Surprisingly, the place where the story is set is real. It lies along the B2026, Chuck Hatch Road, between the villages of Hartfield and Duddleswell, Sussex, UK. A plaque close by recognises its importance to the Winnie-the-Pooh legacy. There is a car park to park in.
In 1924, Alan Alexander Milne (1882-1956), author of Winnie-the-Pooh, bought Cotchford Farm, a ‘more or less derelict’ farmhouse set on 9 acres near Hartfield. It was to become the family’s weekender. Alan, his wife Daphne and young son Christopher would drive down from London each Saturday morning to the cottage nestling on the border of Ashdown Forest. A A called the sitting room the ‘most lovely room in the whole world’. He smilingly bumped his head on the low beams of its ceiling. It had a big fireplace at the centre and French doors leading to a wide lawn and gurgling stream in the dell.

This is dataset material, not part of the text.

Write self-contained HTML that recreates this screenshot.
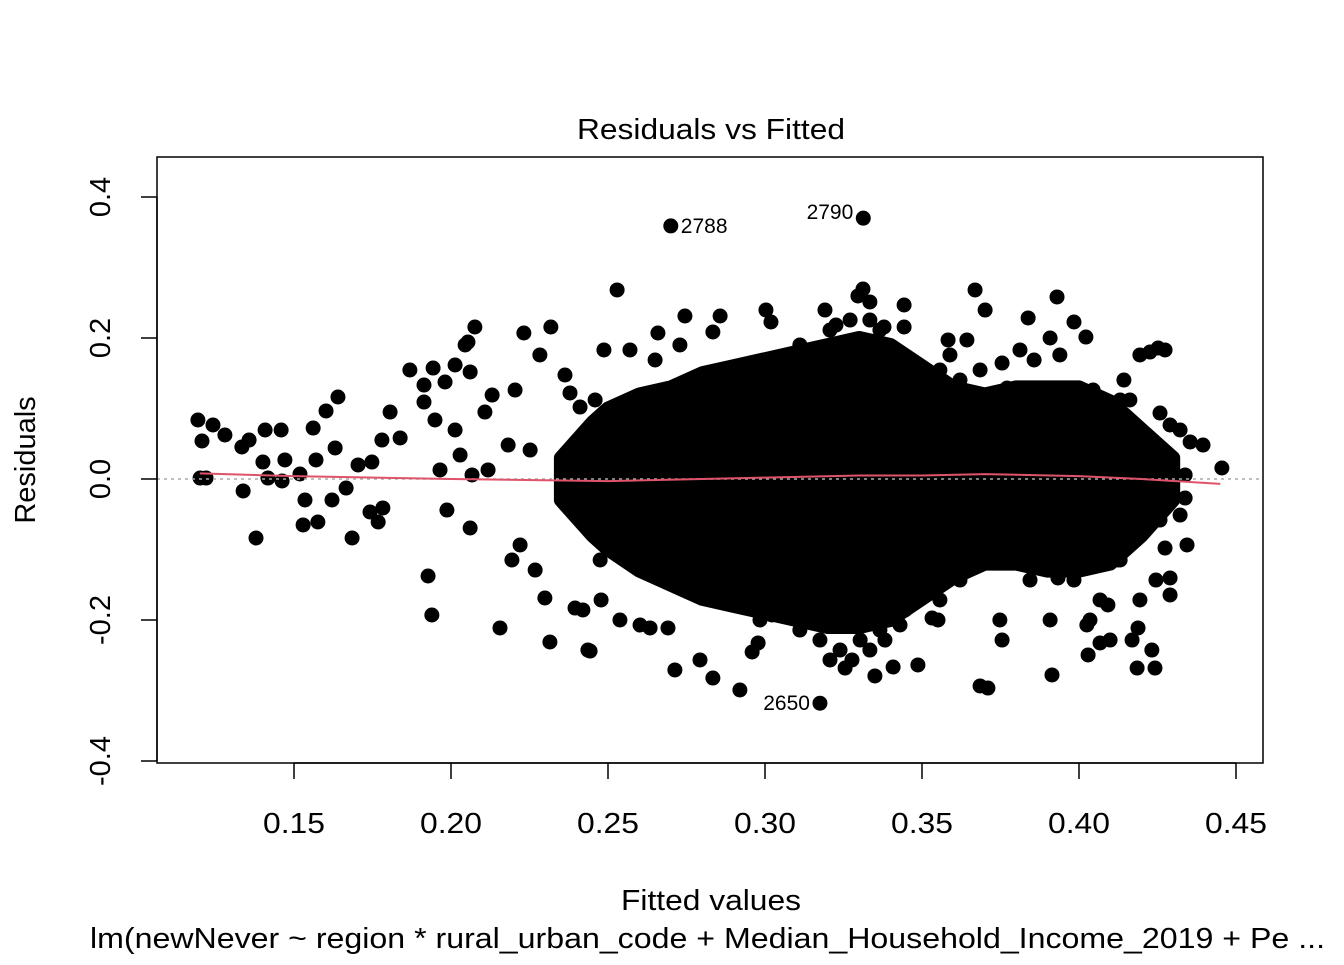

Alan Milne was a natural writer. ‘The whole art of writing’, he once said, is ‘to know what it would be any good putting.’ And putting what was good he had a knack for. At school in North London, he had H G Wells, later the author of The Time Machine, The Invisible Man and The War of the Worlds, as a teacher. At Cambridge, he wrote and edited the magazine Granta, though his BA (1903) was in mathematics. After graduating, he began contributing humorous verse and articles to Punch magazine, where he eventually became an assistant editor. In 1913, he married Dorothy “Daphne” de Sélincourt. During World War I, Milne joined the Army. He served on the Somme in 1916, caught trench fever and was invalided home. He did some work writing propaganda for MI7, eventually being discharged in 1919. Then, in August 1920, his only child Christopher Robin Milne was born.

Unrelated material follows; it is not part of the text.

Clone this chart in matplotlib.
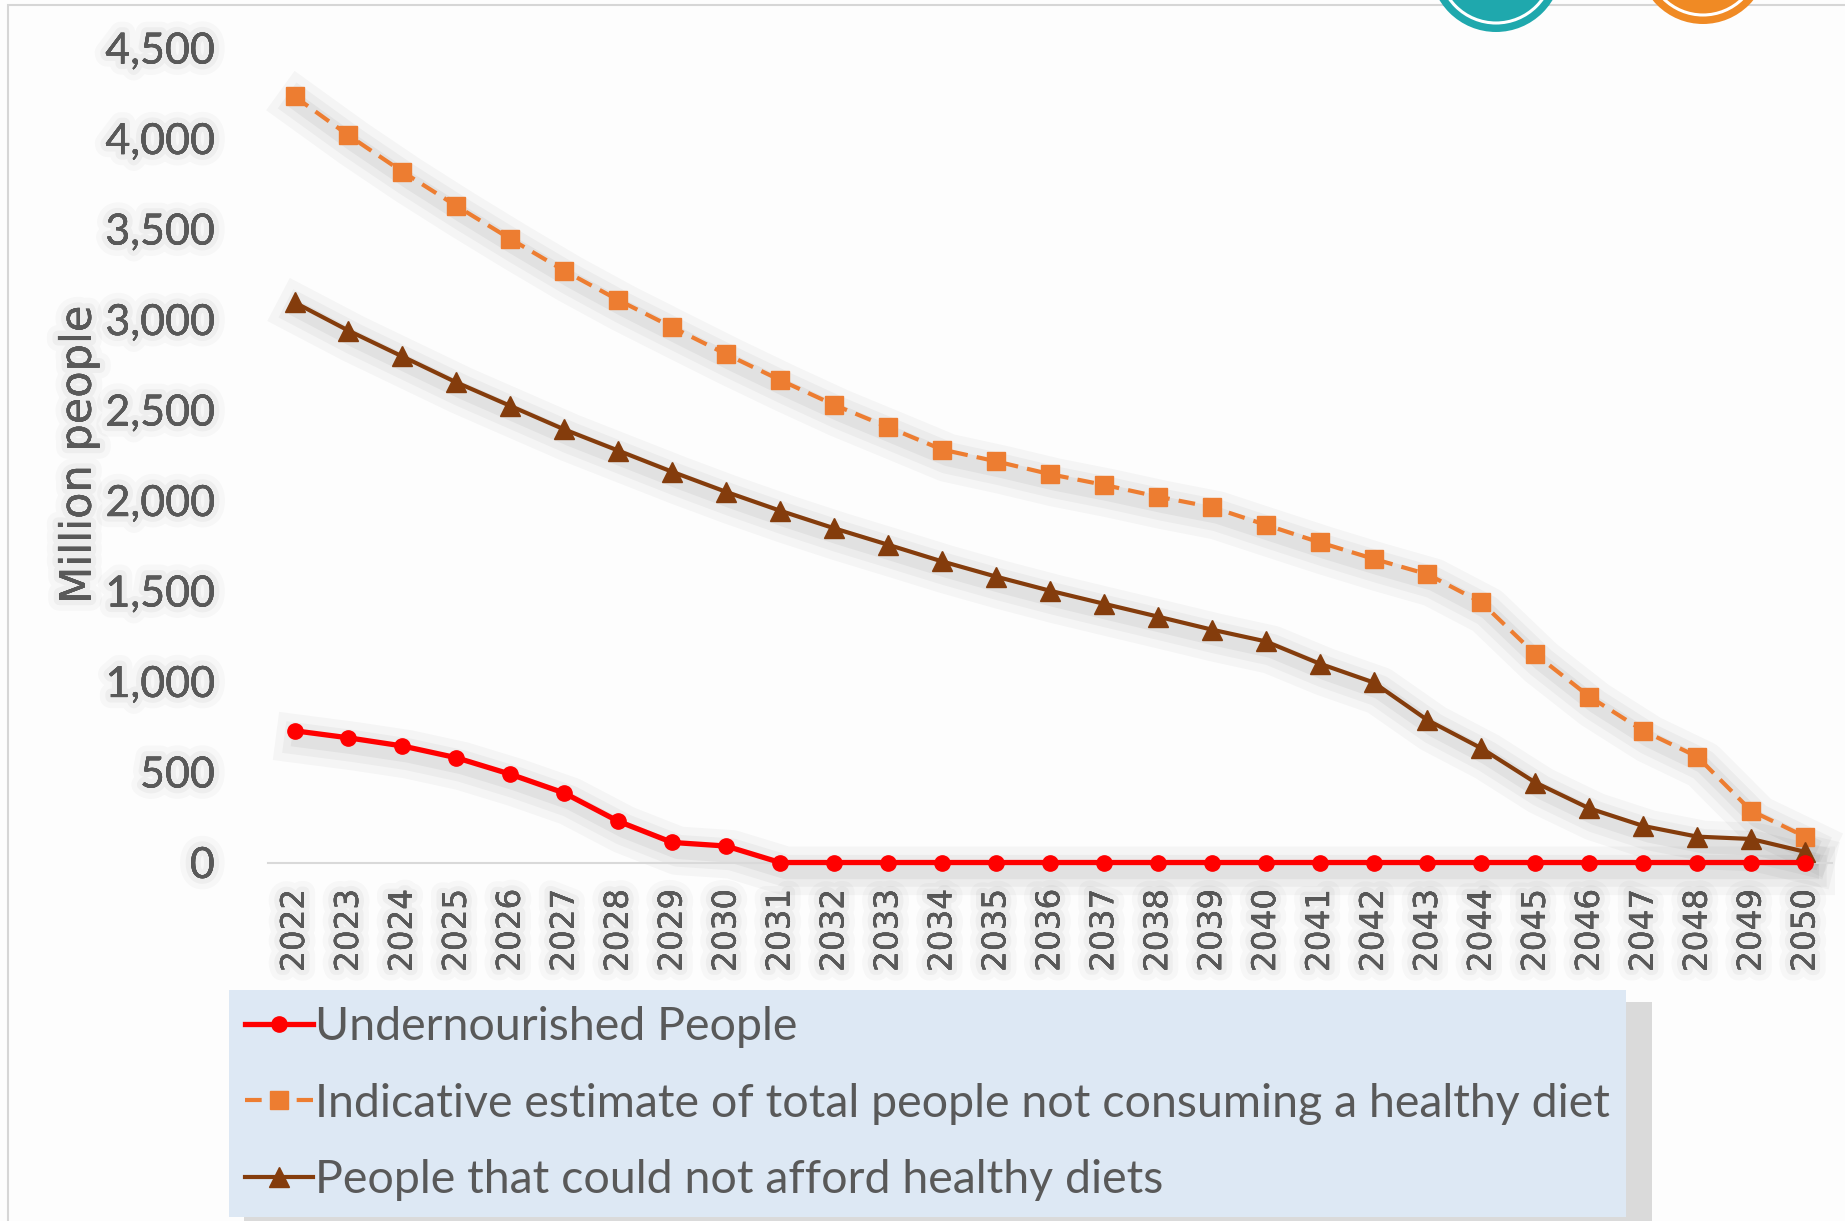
import matplotlib.pyplot as plt
import matplotlib.patheffects as pe
from matplotlib.patches import Ellipse, Rectangle

years = [str(y) for y in range(2022, 2051)]

undernourished = [728, 689, 644, 579, 488, 384, 228, 111, 91,
                  0, 0, 0, 0, 0, 0, 0, 0, 0, 0, 0, 0, 0, 0, 0, 0, 0, 0, 0, 0]
not_healthy = [4233, 4018, 3817, 3628, 3446, 3270, 3108, 2958, 2809, 2666,
               2529, 2406, 2282, 2217, 2146, 2087, 2022, 1964, 1866, 1769,
               1678, 1593, 1437, 1151, 917, 728, 585, 286, 143]
cannot_afford = [3095, 2939, 2796, 2653, 2523, 2393, 2276, 2159, 2048, 1944,
                 1847, 1756, 1664, 1580, 1502, 1430, 1359, 1287, 1222, 1099,
                 995, 787, 631, 442, 299, 202, 143, 130, 59]

y_ticks = [0, 500, 1000, 1500, 2000, 2500, 3000, 3500, 4000, 4500]

labels = ["Undernourished People",
          "Indicative estimate of total people not consuming a healthy diet",
          "People that could not afford healthy diets"]

grey = '#595959'


# soft blurred-looking shadow, drawn on a separate marker-less line
def shadow(w):
    return [pe.SimpleLineShadow(offset=(4, -6), shadow_color='k', alpha=0.03, linewidth=w + 32),
            pe.SimpleLineShadow(offset=(4, -6), shadow_color='k', alpha=0.035, linewidth=w + 20),
            pe.SimpleLineShadow(offset=(4, -6), shadow_color='k', alpha=0.045, linewidth=w + 9)]

text_shadow = [pe.withStroke(linewidth=16, foreground=(0, 0, 0, 0.025)),
               pe.withStroke(linewidth=8, foreground=(0, 0, 0, 0.035)),
               pe.Normal()]

fig = plt.figure(figsize=(18.45, 12.21), dpi=100, facecolor='#fdfdfd')
ax = fig.add_axes([0.145, 0.2936, 0.848, 0.667])
ax.set_facecolor('none')

x = list(range(len(years)))
for ys in (undernourished, not_healthy, cannot_afford):
    ax.plot(x, ys, '-', color='none', lw=3, path_effects=shadow(3), zorder=2, clip_on=False)

l1, = ax.plot(x, undernourished, '-', color='#ff0000', lw=3.8, marker='o', ms=11,
              label=labels[0], zorder=5, clip_on=False)
l2, = ax.plot(x, not_healthy, '--', color='#ed7d31', lw=3.0, marker='s', ms=13,
              dashes=(4, 2.2), label=labels[1], zorder=4, clip_on=False)
l3, = ax.plot(x, cannot_afford, '-', color='#843c0c', lw=3.0, marker='^', ms=14,
              label=labels[2], zorder=4, clip_on=False)

ax.set_xlim(-0.5, len(years) - 0.5)
ax.set_ylim(0, 4500)
ax.set_xticks(x)
ax.set_xticklabels(years, rotation=90, fontsize=23.5, color=grey, family='DejaVu Sans')
ax.set_yticks(y_ticks)
ax.set_yticklabels(['{:,}'.format(v) for v in y_ticks], fontsize=31, color=grey, family='Lato')
for t in ax.get_yticklabels() + ax.get_xticklabels():
    t.set_path_effects(text_shadow)
ax.tick_params(axis='both', length=0)
ax.tick_params(axis='y', pad=38)
ax.tick_params(axis='x', pad=19)
for s in ['top', 'right', 'left']:
    ax.spines[s].set_visible(False)
ax.spines['bottom'].set_color('#d9d9d9')
ax.spines['bottom'].set_linewidth(1.5)
ax.set_ylabel('Million people', fontsize=31, color=grey, family='DejaVu Sans', labelpad=4)
ax.yaxis.label.set_path_effects(text_shadow)

# legend with a drop shadow behind it
fig.patches.append(Rectangle((244 / 1845, -0.05), 1408 / 1845, 1 - 1002 / 1221 + 0.05,
                             transform=fig.transFigure, facecolor='#8c8c8c', alpha=0.3,
                             edgecolor='none', zorder=1))
leg = fig.legend(handles=[l1, l2, l3], loc='upper left',
                 bbox_to_anchor=(229 / 1845, 1 - 990 / 1221),
                 frameon=True, fancybox=False, facecolor='#dde8f4', edgecolor='none',
                 framealpha=1, prop={'family': 'Lato', 'size': 33.5}, labelcolor=grey,
                 handlelength=1.45, handletextpad=0.05, labelspacing=0.74,
                 borderpad=0.35, borderaxespad=0)

# figure frame
fig.patches.append(Rectangle((8 / 1845, -0.1), 2, 1.1 - 5 / 1221, transform=fig.transFigure,
                             fill=False, edgecolor='#d6d6d6', lw=1.5))

# partially visible logos at top right
for cx, cy, r, col in [(1496, -34, 66, '#1fa8ad'), (1703, -41, 65, '#f08a24')]:
    fig.patches.append(Ellipse((cx / 1845, 1 - cy / 1221), 2 * r / 1845, 2 * r / 1221,
                               transform=fig.transFigure, facecolor=col, edgecolor='none'))
    fig.patches.append(Ellipse((cx / 1845, 1 - cy / 1221), 2 * (r - 9) / 1845, 2 * (r - 9) / 1221,
                               transform=fig.transFigure, facecolor='none', edgecolor='white', lw=2.2))

fig.savefig('out.png', dpi=100, facecolor=fig.get_facecolor())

For his first birthday, Christopher received a teddy bear from Harrod’s. Like most bears, this bear’s name was Teddy or, more properly, Edward Bear. After the Milnes bought Cotchford, for weekends, Easter and summer holidays, Edward Bear made the hour and a quarter trip in the blue Fiat car from London to Hartfield. Christopher’s nurse—Olive Rand, whom he called Nou, went too. The world would come to know Nou as Alice, because Alice rhymed with ‘palace’:
They’re changing guard at Buckingham Palace—Christopher Robin went down with Alice.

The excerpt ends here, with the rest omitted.